**Material shown**:
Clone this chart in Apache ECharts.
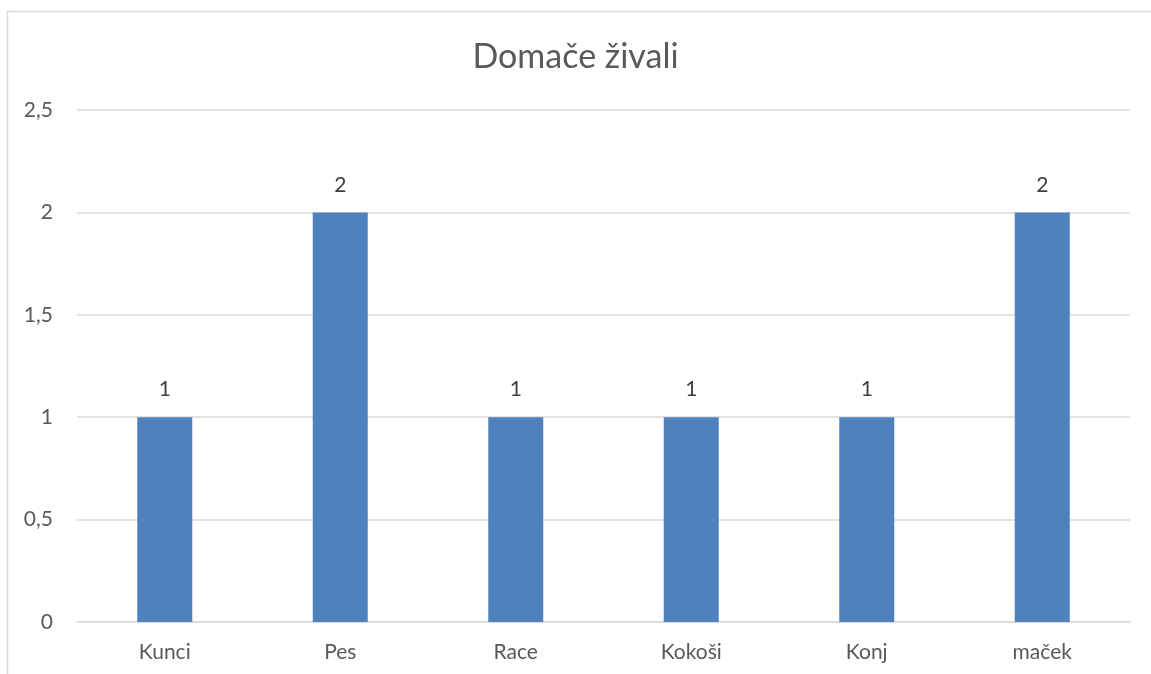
<!DOCTYPE html>
<html><head><meta charset="utf-8">
<script src="https://cdn.jsdelivr.net/npm/echarts@6/dist/echarts.min.js"></script>
<style>html,body{margin:0;padding:0;background:#fff}#c{width:1151px;height:674px}</style>
</head><body><div id="c"></div>
<script>
const title = 'Domače živali';
const categories = ['Kunci', 'Pes', 'Race', 'Kokoši', 'Konj', 'maček'];
const values = [1, 2, 1, 1, 1, 2];
const yTicks = [0, 0.5, 1, 1.5, 2, 2.5];

const chart = echarts.init(document.getElementById('c'), null, {renderer: 'canvas'});
const FONT = 'Lato';
chart.setOption({
  animation: false,
  backgroundColor: '#fff',
  title: {
    text: title, left: 'center', top: 35,
    textStyle: {fontFamily: FONT, fontSize: 34, fontWeight: 'normal', color: '#595959'}
  },
  graphic: [{
    type: 'rect', shape: {x: 7.5, y: 11.5, width: 1200, height: 700},
    style: {fill: 'none', stroke: '#d9d9d9', lineWidth: 1.5}, silent: true, z: -1
  }],
  grid: {left: 77, right: 21, top: 110, bottom: 52, containLabel: false},
  xAxis: {
    type: 'category', data: categories,
    axisLine: {show: true, lineStyle: {color: '#d9d9d9', width: 1.5}},
    axisTick: {show: false},
    axisLabel: {fontFamily: FONT, fontSize: 21, color: '#595959', margin: 20}
  },
  yAxis: {
    type: 'value', min: yTicks[0], max: yTicks[yTicks.length - 1], interval: 0.5,
    axisLine: {show: false}, axisTick: {show: false},
    splitLine: {lineStyle: {color: '#d9d9d9', width: 1.5}},
    axisLabel: {fontFamily: FONT, fontSize: 21, color: '#595959', margin: 24,
      formatter: v => String(v).replace('.', ',')}
  },
  series: [{
    type: 'bar', data: values, barWidth: 55,
    itemStyle: {color: '#4f81bd'},
    label: {show: true, position: 'top', distance: 17, fontFamily: FONT, fontSize: 21, color: '#404040'}
  }]
});
</script></body></html>
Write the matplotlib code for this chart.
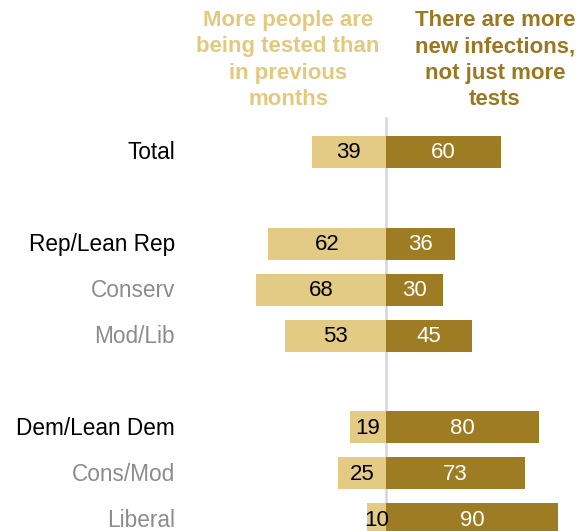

**Set exercise**: Write the entries above out again exactly, but not the pictures.

**Response to the exercise**:
Clone this chart in Apache ECharts.
<!DOCTYPE html>
<html><head><meta charset="utf-8">
<script src="https://cdn.jsdelivr.net/npm/echarts@6/dist/echarts.min.js"></script>
<style>html,body{margin:0;padding:0;background:#fff}#c{width:1151px;height:674px}</style>
</head><body><div id="c"></div>
<script>
const title = 'Domače živali';
const categories = ['Kunci', 'Pes', 'Race', 'Kokoši', 'Konj', 'maček'];
const values = [1, 2, 1, 1, 1, 2];
const yTicks = [0, 0.5, 1, 1.5, 2, 2.5];

const chart = echarts.init(document.getElementById('c'), null, {renderer: 'canvas'});
const FONT = 'Lato';
chart.setOption({
  animation: false,
  backgroundColor: '#fff',
  title: {
    text: title, left: 'center', top: 35,
    textStyle: {fontFamily: FONT, fontSize: 34, fontWeight: 'normal', color: '#595959'}
  },
  graphic: [{
    type: 'rect', shape: {x: 7.5, y: 11.5, width: 1200, height: 700},
    style: {fill: 'none', stroke: '#d9d9d9', lineWidth: 1.5}, silent: true, z: -1
  }],
  grid: {left: 77, right: 21, top: 110, bottom: 52, containLabel: false},
  xAxis: {
    type: 'category', data: categories,
    axisLine: {show: true, lineStyle: {color: '#d9d9d9', width: 1.5}},
    axisTick: {show: false},
    axisLabel: {fontFamily: FONT, fontSize: 21, color: '#595959', margin: 20}
  },
  yAxis: {
    type: 'value', min: yTicks[0], max: yTicks[yTicks.length - 1], interval: 0.5,
    axisLine: {show: false}, axisTick: {show: false},
    splitLine: {lineStyle: {color: '#d9d9d9', width: 1.5}},
    axisLabel: {fontFamily: FONT, fontSize: 21, color: '#595959', margin: 24,
      formatter: v => String(v).replace('.', ',')}
  },
  series: [{
    type: 'bar', data: values, barWidth: 55,
    itemStyle: {color: '#4f81bd'},
    label: {show: true, position: 'top', distance: 17, fontFamily: FONT, fontSize: 21, color: '#404040'}
  }]
});
</script></body></html>
Write the matplotlib code for this chart.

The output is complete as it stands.